[RECORDS FOR THE EXERCISE]
--- BEGIN ---

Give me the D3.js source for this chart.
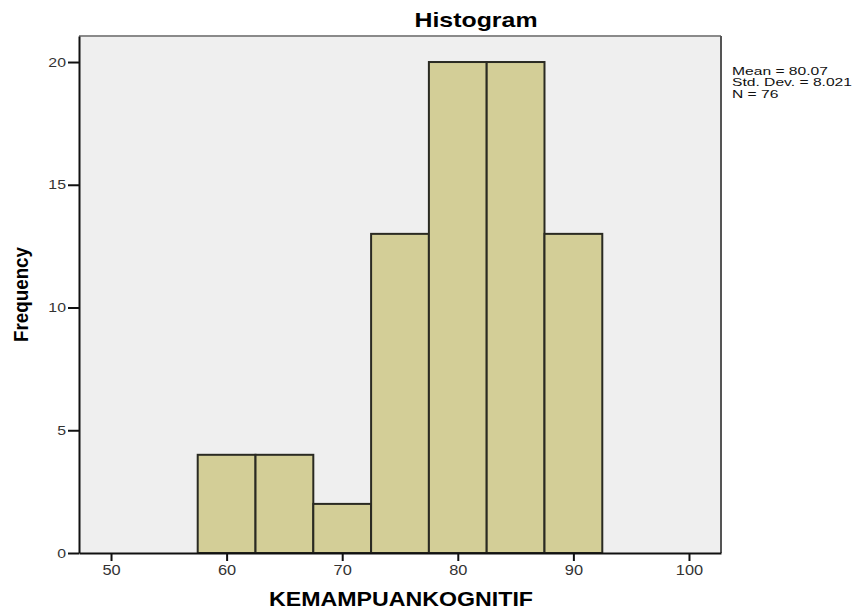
<!DOCTYPE html>
<html>
<head>
<meta charset="utf-8">
<script src="https://cdn.jsdelivr.net/npm/d3@7"></script>
<style>
  html, body { margin: 0; padding: 0; background: #fff; }
  svg { display: block; font-family: "Liberation Sans", Arial, sans-serif; }
</style>
</head>
<body>
<div id="chart"></div>
<script>
// Histogram of KEMAMPUANKOGNITIF (SPSS style)

const binLower = [57.5, 62.5, 67.5, 72.5, 77.5, 82.5, 87.5];
const binUpper = [62.5, 67.5, 72.5, 77.5, 82.5, 87.5, 92.5];
const frequencies = [4, 4, 2, 13, 20, 20, 13];
const xTicks = [50, 60, 70, 80, 90, 100];
const yTicks = [0, 5, 10, 15, 20];
const statLines = ["Mean = 80.07", "Std. Dev. = 8.021", "N = 76"];

const bins = binLower.map((lo, i) => ({ lo, hi: binUpper[i], n: frequencies[i] }));

const width = 861, height = 609;
const plot = { left: 79, right: 721, top: 36, bottom: 553 };

const svg = d3.select("#chart").append("svg")
  .attr("width", width)
  .attr("height", height);

// the source image is a bit wider than tall, so text is widened a little
function widen(sel, factor) {
  sel.each(function () {
    const w = this.getComputedTextLength();
    d3.select(this).attr("textLength", w * factor).attr("lengthAdjust", "spacingAndGlyphs");
  });
}

const x = d3.scaleLinear()
  .domain([47.23, 102.77])
  .range([plot.left, plot.right]);

const y = d3.scaleLinear()
  .domain([0, 21.06])
  .range([plot.bottom, plot.top]);

// plot background
svg.append("rect")
  .attr("x", plot.left)
  .attr("y", plot.top)
  .attr("width", plot.right - plot.left)
  .attr("height", plot.bottom - plot.top)
  .attr("fill", "#efefef");

// bars
svg.append("g").selectAll("rect")
  .data(bins)
  .join("rect")
  .attr("x", d => x(d.lo))
  .attr("y", d => y(d.n))
  .attr("width", d => x(d.hi) - x(d.lo))
  .attr("height", d => y(0) - y(d.n))
  .attr("fill", "#d3ce97")
  .attr("stroke", "#2a2a22")
  .attr("stroke-width", 2);

// frame: grey top / right
svg.append("line")
  .attr("x1", plot.left).attr("x2", plot.right)
  .attr("y1", plot.top).attr("y2", plot.top)
  .attr("stroke", "#8a8a8a").attr("stroke-width", 2);
svg.append("line")
  .attr("x1", plot.right).attr("x2", plot.right)
  .attr("y1", plot.top).attr("y2", plot.bottom)
  .attr("stroke", "#555").attr("stroke-width", 2);

// axes
const xAxis = svg.append("g")
  .attr("transform", `translate(0,${plot.bottom})`)
  .call(d3.axisBottom(x).tickValues(xTicks).tickSize(8).tickSizeOuter(0));
xAxis.select(".domain").attr("stroke", "#111").attr("stroke-width", 2);
xAxis.selectAll(".tick line").attr("stroke", "#111").attr("stroke-width", 2);
xAxis.selectAll(".tick text")
  .attr("y", 12)
  .attr("fill", "#333")
  .style("font-size", "14px")
  .style("font-family", "Liberation Sans, Arial, sans-serif")
  .call(widen, 1.17);

const yAxis = svg.append("g")
  .attr("transform", `translate(${plot.left},0)`)
  .call(d3.axisLeft(y).tickValues(yTicks).tickSize(11).tickSizeOuter(0));
yAxis.select(".domain").attr("stroke", "#111").attr("stroke-width", 2);
yAxis.selectAll(".tick line").attr("stroke", "#111").attr("stroke-width", 2);
yAxis.selectAll(".tick text")
  .attr("x", -13)
  .attr("fill", "#333")
  .style("font-size", "13px")
  .style("font-family", "Liberation Sans, Arial, sans-serif")
  .call(widen, 1.22);

// title
svg.append("text")
  .attr("x", 476)
  .attr("y", 27)
  .attr("text-anchor", "middle")
  .style("font-size", "21px")
  .style("font-weight", "bold")
  .text("Histogram")
  .attr("textLength", 123)
  .attr("lengthAdjust", "spacingAndGlyphs");

// axis titles
svg.append("text")
  .attr("x", 401)
  .attr("y", 606)
  .attr("text-anchor", "middle")
  .style("font-size", "21px")
  .style("font-weight", "bold")
  .text("KEMAMPUANKOGNITIF")
  .attr("textLength", 264)
  .attr("lengthAdjust", "spacingAndGlyphs");

svg.append("text")
  .attr("transform", `translate(28,${(plot.top + plot.bottom) / 2}) scale(1.17,1) rotate(-90)`)
  .attr("text-anchor", "middle")
  .style("font-size", "18px")
  .style("font-weight", "bold")
  .text("Frequency")
  .attr("textLength", 95)
  .attr("lengthAdjust", "spacingAndGlyphs");

// stats box
svg.append("g").selectAll("text")
  .data(statLines)
  .join("text")
  .attr("x", 732)
  .attr("y", (d, i) => 75 + i * 11.4)
  .style("font-size", "11px")
  .attr("fill", "#111")
  .text(d => d)
  .call(widen, 1.42);
</script>
</body>
</html>
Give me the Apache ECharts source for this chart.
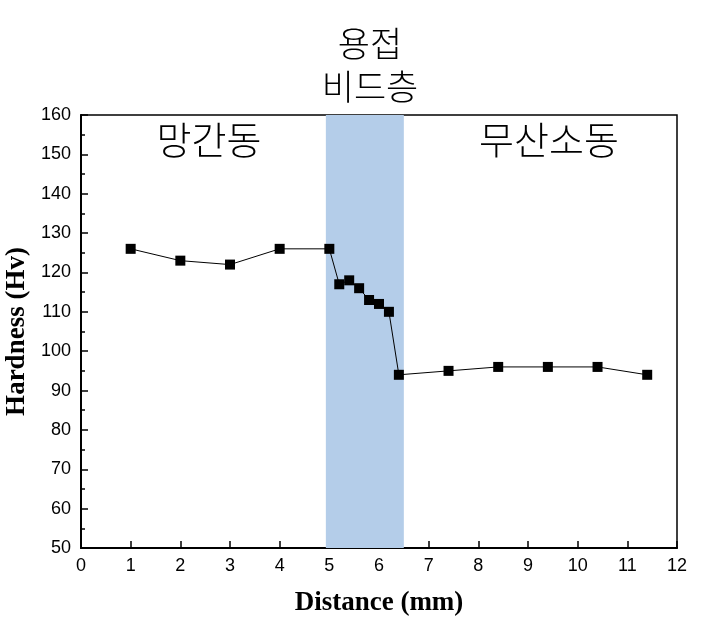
<!DOCTYPE html>
<html>
<head>
<meta charset="utf-8">
<script src="https://cdn.jsdelivr.net/npm/echarts@6/dist/echarts.min.js"></script>
<style>html,body{margin:0;padding:0;background:#fff}#c{width:705px;height:626px}</style>
</head>
<body>
<div id="c"></div>
<script>
const distance = [1, 2, 3, 4, 5, 5.2, 5.4, 5.6, 5.8, 6.0, 6.2, 6.4, 7.4, 8.4, 9.4, 10.4, 11.4];
const hardness = [126, 123, 122, 126, 126, 117, 118, 116, 113, 112, 110, 94, 95, 96, 96, 96, 94];
const beadRange = [4.93, 6.5];
const xTicks = [0, 12, 1];
const yTicks = [50, 160, 10];
const titleLines = ['용접', '비드층'];
const zoneLeft = '망간동';
const zoneRight = '무산소동';

const chart = echarts.init(document.getElementById('c'));
const cjk = '"Noto Sans CJK KR", "Noto Sans", sans-serif';
const serif = '"Liberation Serif", "Times New Roman", serif';
const sans = '"Liberation Sans", Arial, sans-serif';
chart.setOption({
  animation: false,
  backgroundColor: '#fff',
  grid: { left: 81, right: 28, top: 115, bottom: 78, containLabel: false, outerBoundsMode: 'none',
    show: true, borderColor: '#000', borderWidth: 1.5, backgroundColor: 'transparent' },
  title: [
    { text: titleLines.join('\n'), left: 365, top: 17, textAlign: 'center',
      textStyle: { fontFamily: cjk, fontWeight: 300, fontSize: 35, lineHeight: 43, color: '#000' } },
    { text: zoneLeft, left: 204, top: 116, textAlign: 'center',
      textStyle: { fontFamily: cjk, fontWeight: 300, fontSize: 38, color: '#000' } },
    { text: zoneRight, left: 544, top: 116, textAlign: 'center',
      textStyle: { fontFamily: cjk, fontWeight: 300, fontSize: 38, color: '#000' } }
  ],
  xAxis: {
    type: 'value', min: xTicks[0], max: xTicks[1], interval: xTicks[2],
    name: 'Distance (mm)', nameLocation: 'middle', nameGap: 42,
    nameTextStyle: { fontFamily: serif, fontWeight: 'bold', fontSize: 27, color: '#000' },
    axisLine: { show: true, onZero: false, lineStyle: { color: '#000', width: 2 } },
    axisTick: { show: true, inside: true, length: 7, lineStyle: { color: '#000', width: 1.5 } },
    axisLabel: { fontFamily: sans, fontSize: 18, color: '#000', margin: 9 },
    splitLine: { show: false }
  },
  yAxis: {
    type: 'value', min: yTicks[0], max: yTicks[1], interval: yTicks[2],
    name: 'Hardness (Hv)', nameLocation: 'middle', nameGap: 50,
    nameTextStyle: { fontFamily: serif, fontWeight: 'bold', fontSize: 27, color: '#000' },
    axisLine: { show: true, onZero: false, lineStyle: { color: '#000', width: 2 } },
    axisTick: { show: true, inside: true, length: 7, lineStyle: { color: '#000', width: 1.5 } },
    minorTick: { show: true, splitNumber: 2, length: 4, lineStyle: { color: '#000', width: 1.5 } },
    axisLabel: { fontFamily: sans, fontSize: 18, color: '#000', margin: 10 },
    splitLine: { show: false }
  },
  series: [{
    type: 'line',
    data: distance.map((d, i) => [d, hardness[i]]),
    symbol: 'rect', symbolSize: 10,
    itemStyle: { color: '#000' },
    lineStyle: { color: '#000', width: 1 },
    z: 3,
    markArea: {
      silent: true,
      itemStyle: { color: '#b4cde9', opacity: 1 },
      data: [[{ xAxis: beadRange[0] }, { xAxis: beadRange[1] }]]
    }
  }]
});
</script>
</body>
</html>
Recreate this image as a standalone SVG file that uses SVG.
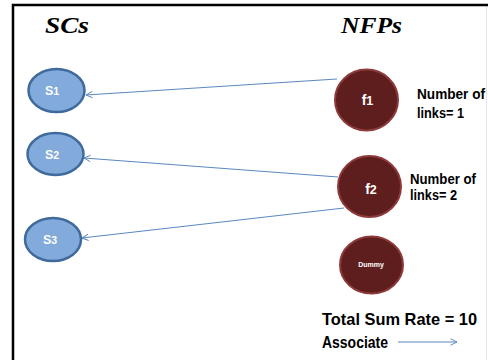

--- END ---

[WHAT IS NEEDED]
Please quote the lines of the material, beginning with the first and ending with the one that contains "36, bottom: 553", exactly as written and without any pictures.

[EXERCISE SOLUTION]
Give me the D3.js source for this chart.
<!DOCTYPE html>
<html>
<head>
<meta charset="utf-8">
<script src="https://cdn.jsdelivr.net/npm/d3@7"></script>
<style>
  html, body { margin: 0; padding: 0; background: #fff; }
  svg { display: block; font-family: "Liberation Sans", Arial, sans-serif; }
</style>
</head>
<body>
<div id="chart"></div>
<script>
// Histogram of KEMAMPUANKOGNITIF (SPSS style)

const binLower = [57.5, 62.5, 67.5, 72.5, 77.5, 82.5, 87.5];
const binUpper = [62.5, 67.5, 72.5, 77.5, 82.5, 87.5, 92.5];
const frequencies = [4, 4, 2, 13, 20, 20, 13];
const xTicks = [50, 60, 70, 80, 90, 100];
const yTicks = [0, 5, 10, 15, 20];
const statLines = ["Mean = 80.07", "Std. Dev. = 8.021", "N = 76"];

const bins = binLower.map((lo, i) => ({ lo, hi: binUpper[i], n: frequencies[i] }));

const width = 861, height = 609;
const plot = { left: 79, right: 721, top: 36, bottom: 553 };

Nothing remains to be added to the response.